Designing a kitchen from scratch is a daunting task – especially when you’re working on a budget. If you’re not sure where to start follow the guidelines below, they’re packed with great expert advice
“The best way to get going is to familiarise yourself with as many ideas as possible, from magazines, websites and showrooms to the kitchens of family and friends,” says Pieter Mathews of Mathews & Associates Architects.“Take a critical look at your current kitchen and try to understand what works for you and what doesn’t. Analyse your lifestyle and family needs, and then draw up the space to scale using graph paper. You can cut out the appliances and move them around until you’re ready for some professional input. Not only will this give you a better feel for the existing space, but you’ll ultimately save a lot of time when approaching a designer or installer.”
Meeting your budget
“It’s important to remember that the interior of your kitchen is only part of the total spend,” says Claire Clarke of By Dezign Interiors.
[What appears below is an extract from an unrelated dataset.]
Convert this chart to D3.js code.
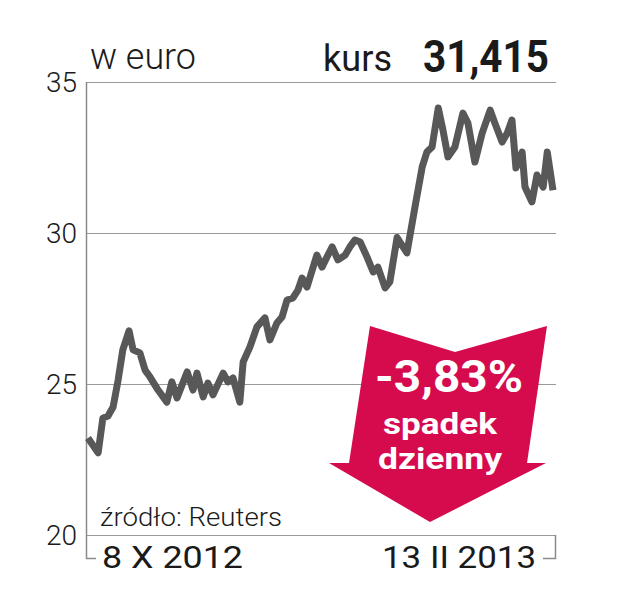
<!DOCTYPE html>
<html>
<head>
<meta charset="utf-8">
<script src="https://cdn.jsdelivr.net/npm/d3@7"></script>
<style>
    body { margin: 0; background: #fff; }
    text { font-family: Roboto, "DejaVu Sans", sans-serif; }
</style>
</head>
<body>
<div id="chart"></div>
<script>
// days since 8 X 2012 and closing price in euro
var dni = [0, 2.8, 4.1, 5.5, 6.9, 8.3, 9.6, 11.3, 12.4, 14.3, 15.7, 17.1, 19.3, 21.7, 23.1, 24.5,
    27.3, 28.9, 30.0, 31.7, 33.0, 34.4, 37.2, 38.5, 39.9, 41.8, 42.7, 44.6, 46.5, 48.7, 50.1,
    52.0, 53.4, 54.8, 56.4, 57.8, 58.9, 60.3, 61.7, 63.0, 64.4, 65.8, 67.2, 68.8, 70.8, 72.1,
    73.5, 74.9, 76.8, 78.5, 79.8, 81.8, 83.1, 85.1, 87.8, 90.0, 92.0, 93.3, 94.7, 96.4, 97.7,
    99.1, 101.0, 103.2, 104.6, 106.5, 108.5, 110.7, 112.0, 114.0, 115.4, 116.7, 117.8, 119.5,
    120.3, 122.2, 123.6, 125.3, 126.4, 128];
var kurs = [23.21, 22.72, 23.87, 23.94, 24.24, 25.13, 26.13, 26.76, 26.13, 26.03, 25.46, 25.23,
    24.80, 24.40, 25.07, 24.54, 25.40, 24.80, 25.36, 24.57, 25.03, 24.64, 25.36, 25.07, 25.20,
    24.40, 25.73, 26.23, 26.89, 27.19, 26.46, 27.02, 27.22, 27.78, 27.85, 28.11, 28.51, 28.21,
    28.77, 29.27, 28.87, 29.21, 29.54, 29.11, 29.27, 29.54, 29.77, 29.70, 29.21, 28.71, 28.87,
    28.18, 28.38, 29.85, 29.34, 30.86, 32.19, 32.68, 32.85, 34.14, 33.41, 32.52, 32.85, 33.97,
    33.64, 32.35, 33.31, 34.07, 33.64, 33.01, 33.31, 33.74, 32.15, 32.68, 31.52, 31.03, 31.92,
    31.52, 32.68, 31.415];
var yTicks = [20, 25, 30, 35];
var dateLabels = ["8 X 2012", "13 II 2013"];
var ostatni = "31,415";
var zmiana = ["-3,83%", "spadek", "dzienny"];

var width = 625, height = 595;
var start = new Date(2012, 9, 8), end = new Date(2013, 1, 13);

var svg = d3.select("#chart").append("svg")
    .attr("width", width)
    .attr("height", height);

var x = d3.scaleTime().domain([start, end]).range([88, 553]);
var y = d3.scaleLinear().domain([20, 35]).range([535, 82]);

var data = dni.map(function(d, i) {
    return { date: d3.timeHour.offset(start, Math.round(d * 24)), value: kurs[i] };
});

// gridlines
svg.selectAll(".grid")
    .data(yTicks)
    .join("line")
    .attr("x1", 86).attr("x2", 556)
    .attr("y1", function(d) { return y(d) + 0.5; })
    .attr("y2", function(d) { return y(d) + 0.5; })
    .attr("stroke", "#9a9a9a")
    .attr("stroke-width", 1.2);

// frame brackets
svg.append("path")
    .attr("d", "M86.5," + y(35) + "V558.5H96")
    .attr("fill", "none").attr("stroke", "#8a8a8a").attr("stroke-width", 1.5);
svg.append("path")
    .attr("d", "M555.5," + y(20) + "V558.5H543")
    .attr("fill", "none").attr("stroke", "#8a8a8a").attr("stroke-width", 1.5);

// y labels
svg.selectAll(".ylab")
    .data(yTicks)
    .join("text")
    .attr("x", 77)
    .attr("y", function(d) { return y(d); })
    .attr("dy", "0.36em")
    .attr("text-anchor", "end")
    .attr("font-size", 28)
    .attr("font-weight", 300)
    .attr("fill", "#1a1a1a")
    .text(function(d) { return d; });

// arrow
var arrow = [[370, 326], [455, 352], [547, 326], [527, 463], [546, 463], [430, 522], [329, 463], [349, 463]];
svg.append("polygon")
    .attr("points", arrow.map(function(p) { return p.join(","); }).join(" "))
    .attr("fill", "#d50b4e");

// price line
var line = d3.line()
    .x(function(d) { return x(d.date); })
    .y(function(d) { return y(d.value); });
svg.append("path")
    .datum(data)
    .attr("d", line)
    .attr("fill", "none")
    .attr("stroke", "#585858")
    .attr("stroke-width", 7)
    .attr("stroke-linejoin", "round");

// header texts
svg.append("text").attr("x", 90).attr("y", 69)
    .attr("font-size", 36).attr("font-weight", 300).attr("fill", "#1a1a1a")
    .attr("textLength", 106).attr("lengthAdjust", "spacingAndGlyphs")
    .text("w euro");
svg.append("text").attr("x", 323).attr("y", 71)
    .attr("font-size", 37).attr("fill", "#1a1a1a")
    .attr("textLength", 69).attr("lengthAdjust", "spacingAndGlyphs")
    .text("kurs");
svg.append("text").attr("x", 423).attr("y", 72)
    .attr("font-size", 45).attr("font-weight", 700).attr("fill", "#1a1a1a")
    .attr("textLength", 126).attr("lengthAdjust", "spacingAndGlyphs")
    .text(ostatni);

// source and dates
svg.append("text").attr("x", 100).attr("y", 526)
    .attr("font-size", 26).attr("font-weight", 300).attr("fill", "#1a1a1a")
    .attr("textLength", 182).attr("lengthAdjust", "spacingAndGlyphs")
    .text("źródło: Reuters");
svg.append("text").attr("x", 102).attr("y", 568)
    .attr("font-size", 32).attr("fill", "#1a1a1a")
    .attr("textLength", 141).attr("lengthAdjust", "spacingAndGlyphs")
    .text(dateLabels[0]);
svg.append("text").attr("x", 382).attr("y", 568)
    .attr("font-size", 32).attr("fill", "#1a1a1a")
    .attr("textLength", 154).attr("lengthAdjust", "spacingAndGlyphs")
    .text(dateLabels[1]);

// arrow texts
var arrowText = [
    { t: zmiana[0], x: 375, y: 392, size: 45, len: 148 },
    { t: zmiana[1], x: 383, y: 434, size: 30, len: 114 },
    { t: zmiana[2], x: 378, y: 469, size: 30, len: 124 }
];
svg.selectAll(".atext")
    .data(arrowText)
    .join("text")
    .attr("x", function(d) { return d.x; })
    .attr("y", function(d) { return d.y; })
    .attr("font-size", function(d) { return d.size; })
    .attr("font-weight", 700)
    .attr("fill", "#fff")
    .attr("textLength", function(d) { return d.len; })
    .attr("lengthAdjust", "spacingAndGlyphs")
    .text(function(d) { return d.t; });
</script>
</body>
</html>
“If you’re renovating and altering the layout, there’re bound to be bricks and mortar costs, as well as add-ons like electricians, plumbers and project managers.”
“As long as you’re not over-capitalising on your home, a good kitchen is probably the best investment you can make,” says Brian Slavin of Slavin & Company.“When working out your budget, choose your key appliances carefully – it’s worth paying for quality items that are used often. Where budget is limited, don’t forget that the more cupboards you include, the more it costs. Rather aim for necessary, practical cupboards and don’t use these for non-kitchen storage.”
“Choose an aesthetic that fits your budget,” advises Pieter Mathews. “Sleek kitchens and perfect joinery cost more. Lived-in kitchens with some free-standing pieces have more personality, and you can get away with less expensive finishes.”
“Adapting to the architecture of the house is a general rule of thumb, but you could consider a more eclectic approach which can be very satisfying if achieved successfully, such as a sleekly contemporary kitchen in a 1930s home,” says Brian Slavin.
“Your budget and storage requirements will also have a bearing on your chosen style,” adds Angie Hudson of Angie Hudson Designs.“For instance, a purely minimalist style won’t suit someone who wants to display masses of pots and crockery. It also helps to think about your appliances – are you drawn to the country-style look of an Aga oven, or to sleek, built-in stainless steel items?”
“Remember, you can fall out of love with a style as quickly as you fell in love with it,” cautions Pieter Mathews. “It’s a good idea to go for an understated look, and then bring in your current preference with accessories such as handles or bold colour accents.”
Optimising your layout
“The first step is to work out how you’re going to use your kitchen,” advises Pieter Mathews, “so think about food preparation, cooking, eat-in space, entertaining and storage. As far as possible, follow the conventional wisdom of having the smallest triangle between stove, sink and fridge. Busy chefs, for instance, will want a quick link between accessing ingredients, preparation/cleaning, and cooking. Remember to allow enough space around the hob to accommodate both the cook and passing traffic.”
Choosing the right finishes
Floors, countertops and taps tend to be the most-used items, so apart from style, consider the durability of each of these. High-quality laminates, whether for worktops or floors, remain an affordable solution.
“Finishes mostly come down to budget,” Pieter Mathews says, “but there are clever ways to incorporate expensive materials. For instance, coloured glass or glass mosaics can be concentrated in a smaller, focal area such as behind the hob.”
“It’s essential to understand how different surfaces function,” counsels Brian Slavin. “For instance, we wouldn’t usually recommend wooden worktops that are exposed to heat and water. And while stainless steel makes an excellent work surface, you need to know that it will scratch and show marks. Painted doors can be vulnerable to chipping, but a quality product should withstand most ordinary wear and tear, and can always be repaired if sourced through a reputable manufacturer.”
“Marble tops are a luxurious option if you’re the only person cooking, but they have a tendency to stain,” advises Claire Clarke. “When choosing flooring, consider whether you’re going to install under floor heating which will have a bearing on material choice and cost. Wood-look vinyl is a fantastic option as it’s waterproof, quiet and comfy underfoot.”